#### [Task directions]
A single run of lines is to be printed exactly: starting at the line with "Give me the matplotlib source for this chart." and ending at the line with "markersize=6.5, color='black', zorder=3)", both included. Leave the pictures out.

#### [Material shown]
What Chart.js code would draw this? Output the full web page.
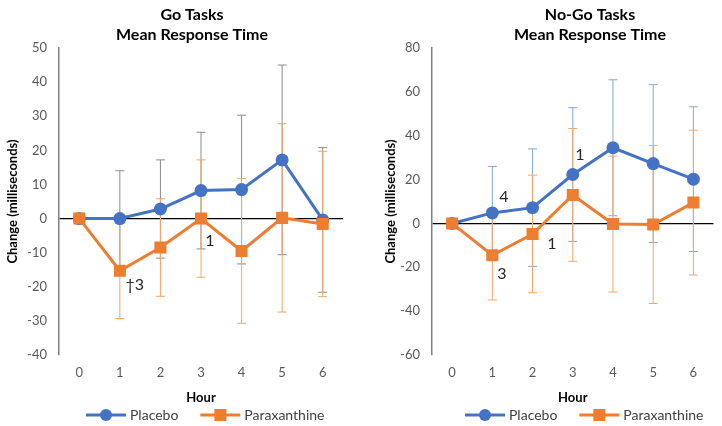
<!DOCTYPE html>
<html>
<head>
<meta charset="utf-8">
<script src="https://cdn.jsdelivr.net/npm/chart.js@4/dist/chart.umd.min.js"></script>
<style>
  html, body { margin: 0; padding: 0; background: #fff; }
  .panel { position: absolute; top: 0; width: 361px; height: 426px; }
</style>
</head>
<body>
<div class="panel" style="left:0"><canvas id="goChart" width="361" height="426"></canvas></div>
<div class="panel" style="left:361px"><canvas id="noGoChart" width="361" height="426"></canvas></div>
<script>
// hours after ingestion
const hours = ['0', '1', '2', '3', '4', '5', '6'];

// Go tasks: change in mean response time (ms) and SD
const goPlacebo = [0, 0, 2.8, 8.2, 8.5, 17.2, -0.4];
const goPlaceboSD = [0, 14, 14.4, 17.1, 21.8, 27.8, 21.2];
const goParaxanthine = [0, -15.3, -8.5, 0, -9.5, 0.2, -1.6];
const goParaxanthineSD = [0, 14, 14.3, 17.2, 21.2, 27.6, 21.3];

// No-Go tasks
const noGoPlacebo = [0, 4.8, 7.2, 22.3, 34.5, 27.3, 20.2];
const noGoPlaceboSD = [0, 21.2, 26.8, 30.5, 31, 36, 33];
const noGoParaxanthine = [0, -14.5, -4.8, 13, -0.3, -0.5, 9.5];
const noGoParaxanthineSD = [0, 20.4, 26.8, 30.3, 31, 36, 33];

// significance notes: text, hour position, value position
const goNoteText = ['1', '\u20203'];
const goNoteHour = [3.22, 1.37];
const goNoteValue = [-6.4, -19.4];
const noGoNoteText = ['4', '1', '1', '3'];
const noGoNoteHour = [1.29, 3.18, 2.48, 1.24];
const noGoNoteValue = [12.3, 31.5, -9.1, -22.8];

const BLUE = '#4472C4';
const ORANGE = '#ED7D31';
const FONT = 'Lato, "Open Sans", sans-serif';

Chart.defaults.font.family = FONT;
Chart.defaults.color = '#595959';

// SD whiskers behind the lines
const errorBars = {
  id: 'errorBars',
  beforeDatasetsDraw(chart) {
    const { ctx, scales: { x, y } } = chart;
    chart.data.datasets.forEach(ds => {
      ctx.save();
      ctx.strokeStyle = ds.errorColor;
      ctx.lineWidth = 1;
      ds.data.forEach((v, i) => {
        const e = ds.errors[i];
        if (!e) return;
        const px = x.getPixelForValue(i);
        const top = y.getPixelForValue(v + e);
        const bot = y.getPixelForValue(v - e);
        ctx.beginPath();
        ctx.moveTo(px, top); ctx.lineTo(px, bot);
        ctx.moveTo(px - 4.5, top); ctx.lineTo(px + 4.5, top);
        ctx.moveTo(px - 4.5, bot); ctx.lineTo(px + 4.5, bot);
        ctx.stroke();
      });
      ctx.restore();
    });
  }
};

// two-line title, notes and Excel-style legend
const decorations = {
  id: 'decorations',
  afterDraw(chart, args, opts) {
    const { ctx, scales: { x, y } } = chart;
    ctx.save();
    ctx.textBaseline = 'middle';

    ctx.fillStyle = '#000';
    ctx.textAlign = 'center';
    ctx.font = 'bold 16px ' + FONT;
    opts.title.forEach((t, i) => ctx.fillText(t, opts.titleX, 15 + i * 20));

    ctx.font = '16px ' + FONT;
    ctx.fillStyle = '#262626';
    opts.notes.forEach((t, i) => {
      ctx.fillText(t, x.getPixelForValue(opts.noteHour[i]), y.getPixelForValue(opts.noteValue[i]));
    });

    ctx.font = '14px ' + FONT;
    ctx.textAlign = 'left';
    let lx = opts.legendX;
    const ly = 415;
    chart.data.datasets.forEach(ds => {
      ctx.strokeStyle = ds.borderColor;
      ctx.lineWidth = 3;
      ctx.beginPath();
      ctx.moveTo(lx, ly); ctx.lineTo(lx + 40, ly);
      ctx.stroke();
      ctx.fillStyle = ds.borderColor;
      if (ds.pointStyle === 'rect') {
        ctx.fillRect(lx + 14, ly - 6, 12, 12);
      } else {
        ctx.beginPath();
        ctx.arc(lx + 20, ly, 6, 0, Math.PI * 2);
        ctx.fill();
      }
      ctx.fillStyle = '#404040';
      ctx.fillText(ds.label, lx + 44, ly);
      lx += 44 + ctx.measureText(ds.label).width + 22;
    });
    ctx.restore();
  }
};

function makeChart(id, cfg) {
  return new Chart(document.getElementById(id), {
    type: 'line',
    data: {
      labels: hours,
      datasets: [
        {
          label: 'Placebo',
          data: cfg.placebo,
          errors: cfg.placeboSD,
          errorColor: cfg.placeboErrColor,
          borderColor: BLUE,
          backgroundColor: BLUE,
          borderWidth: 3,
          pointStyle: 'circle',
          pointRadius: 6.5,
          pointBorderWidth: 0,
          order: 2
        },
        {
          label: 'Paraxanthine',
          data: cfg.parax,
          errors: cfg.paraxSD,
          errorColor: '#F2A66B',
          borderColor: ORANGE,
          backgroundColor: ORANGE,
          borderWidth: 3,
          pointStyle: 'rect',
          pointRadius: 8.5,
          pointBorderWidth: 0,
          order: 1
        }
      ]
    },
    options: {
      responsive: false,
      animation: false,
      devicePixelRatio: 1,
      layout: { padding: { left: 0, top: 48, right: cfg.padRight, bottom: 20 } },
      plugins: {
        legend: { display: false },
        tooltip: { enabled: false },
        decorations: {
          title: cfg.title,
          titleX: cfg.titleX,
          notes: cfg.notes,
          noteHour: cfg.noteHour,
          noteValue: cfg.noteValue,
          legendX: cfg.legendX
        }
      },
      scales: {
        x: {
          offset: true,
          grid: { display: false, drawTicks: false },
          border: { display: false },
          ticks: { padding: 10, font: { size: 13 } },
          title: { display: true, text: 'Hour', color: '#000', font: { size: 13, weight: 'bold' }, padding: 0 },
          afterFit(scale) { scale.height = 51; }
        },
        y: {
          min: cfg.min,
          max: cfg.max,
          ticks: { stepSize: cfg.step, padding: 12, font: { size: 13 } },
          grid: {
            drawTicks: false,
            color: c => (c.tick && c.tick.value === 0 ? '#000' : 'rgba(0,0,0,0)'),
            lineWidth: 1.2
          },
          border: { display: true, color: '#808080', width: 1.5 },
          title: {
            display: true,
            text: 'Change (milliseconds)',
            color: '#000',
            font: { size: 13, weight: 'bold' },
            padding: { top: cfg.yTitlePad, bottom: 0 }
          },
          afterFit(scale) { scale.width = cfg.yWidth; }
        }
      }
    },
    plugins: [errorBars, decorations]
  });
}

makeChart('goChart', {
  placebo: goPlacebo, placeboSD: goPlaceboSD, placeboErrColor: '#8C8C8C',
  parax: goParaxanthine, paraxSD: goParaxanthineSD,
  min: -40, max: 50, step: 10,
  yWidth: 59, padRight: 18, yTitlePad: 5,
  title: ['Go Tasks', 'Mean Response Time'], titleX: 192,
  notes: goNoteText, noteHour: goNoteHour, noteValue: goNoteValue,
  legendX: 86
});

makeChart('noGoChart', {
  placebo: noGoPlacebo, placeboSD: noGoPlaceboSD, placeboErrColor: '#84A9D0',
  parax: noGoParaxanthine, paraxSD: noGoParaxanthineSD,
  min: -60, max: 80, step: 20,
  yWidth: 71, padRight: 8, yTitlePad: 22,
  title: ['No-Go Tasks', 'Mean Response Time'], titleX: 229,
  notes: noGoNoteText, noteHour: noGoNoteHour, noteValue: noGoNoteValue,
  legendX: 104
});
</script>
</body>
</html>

--

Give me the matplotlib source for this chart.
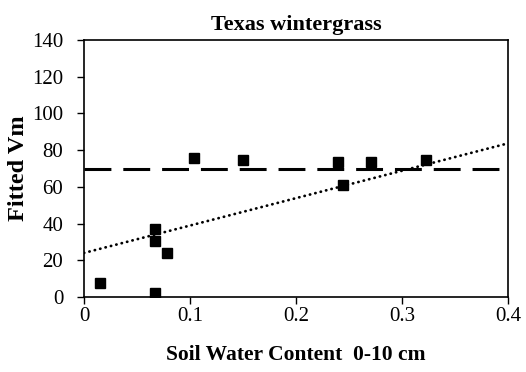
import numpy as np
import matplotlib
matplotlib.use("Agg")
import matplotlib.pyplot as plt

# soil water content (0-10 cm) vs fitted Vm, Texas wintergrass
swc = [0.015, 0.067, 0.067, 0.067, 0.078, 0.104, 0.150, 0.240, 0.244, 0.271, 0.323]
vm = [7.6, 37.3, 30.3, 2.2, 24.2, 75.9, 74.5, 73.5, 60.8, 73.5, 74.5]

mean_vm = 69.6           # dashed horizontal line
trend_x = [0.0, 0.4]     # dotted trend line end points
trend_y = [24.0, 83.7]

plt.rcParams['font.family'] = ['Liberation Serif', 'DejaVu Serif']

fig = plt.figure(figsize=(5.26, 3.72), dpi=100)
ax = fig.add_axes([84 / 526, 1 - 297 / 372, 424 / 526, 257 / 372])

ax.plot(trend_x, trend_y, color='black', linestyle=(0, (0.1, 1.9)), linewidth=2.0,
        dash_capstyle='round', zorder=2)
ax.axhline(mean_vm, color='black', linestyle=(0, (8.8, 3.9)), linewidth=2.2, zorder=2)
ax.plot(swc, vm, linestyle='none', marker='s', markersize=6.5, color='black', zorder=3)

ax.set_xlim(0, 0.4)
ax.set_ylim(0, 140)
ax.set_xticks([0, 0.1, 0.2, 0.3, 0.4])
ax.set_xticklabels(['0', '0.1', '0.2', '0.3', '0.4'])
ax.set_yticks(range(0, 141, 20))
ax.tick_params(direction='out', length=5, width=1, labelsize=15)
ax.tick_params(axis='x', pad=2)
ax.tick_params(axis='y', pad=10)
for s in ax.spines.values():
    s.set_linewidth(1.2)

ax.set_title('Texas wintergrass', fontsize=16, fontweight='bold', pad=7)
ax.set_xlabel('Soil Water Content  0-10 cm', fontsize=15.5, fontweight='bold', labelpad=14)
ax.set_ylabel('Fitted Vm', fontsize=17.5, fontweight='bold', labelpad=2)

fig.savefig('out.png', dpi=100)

#### [Full answer]
Give me the matplotlib source for this chart.
import numpy as np
import matplotlib
matplotlib.use("Agg")
import matplotlib.pyplot as plt

# soil water content (0-10 cm) vs fitted Vm, Texas wintergrass
swc = [0.015, 0.067, 0.067, 0.067, 0.078, 0.104, 0.150, 0.240, 0.244, 0.271, 0.323]
vm = [7.6, 37.3, 30.3, 2.2, 24.2, 75.9, 74.5, 73.5, 60.8, 73.5, 74.5]

mean_vm = 69.6           # dashed horizontal line
trend_x = [0.0, 0.4]     # dotted trend line end points
trend_y = [24.0, 83.7]

plt.rcParams['font.family'] = ['Liberation Serif', 'DejaVu Serif']

fig = plt.figure(figsize=(5.26, 3.72), dpi=100)
ax = fig.add_axes([84 / 526, 1 - 297 / 372, 424 / 526, 257 / 372])

ax.plot(trend_x, trend_y, color='black', linestyle=(0, (0.1, 1.9)), linewidth=2.0,
        dash_capstyle='round', zorder=2)
ax.axhline(mean_vm, color='black', linestyle=(0, (8.8, 3.9)), linewidth=2.2, zorder=2)
ax.plot(swc, vm, linestyle='none', marker='s', markersize=6.5, color='black', zorder=3)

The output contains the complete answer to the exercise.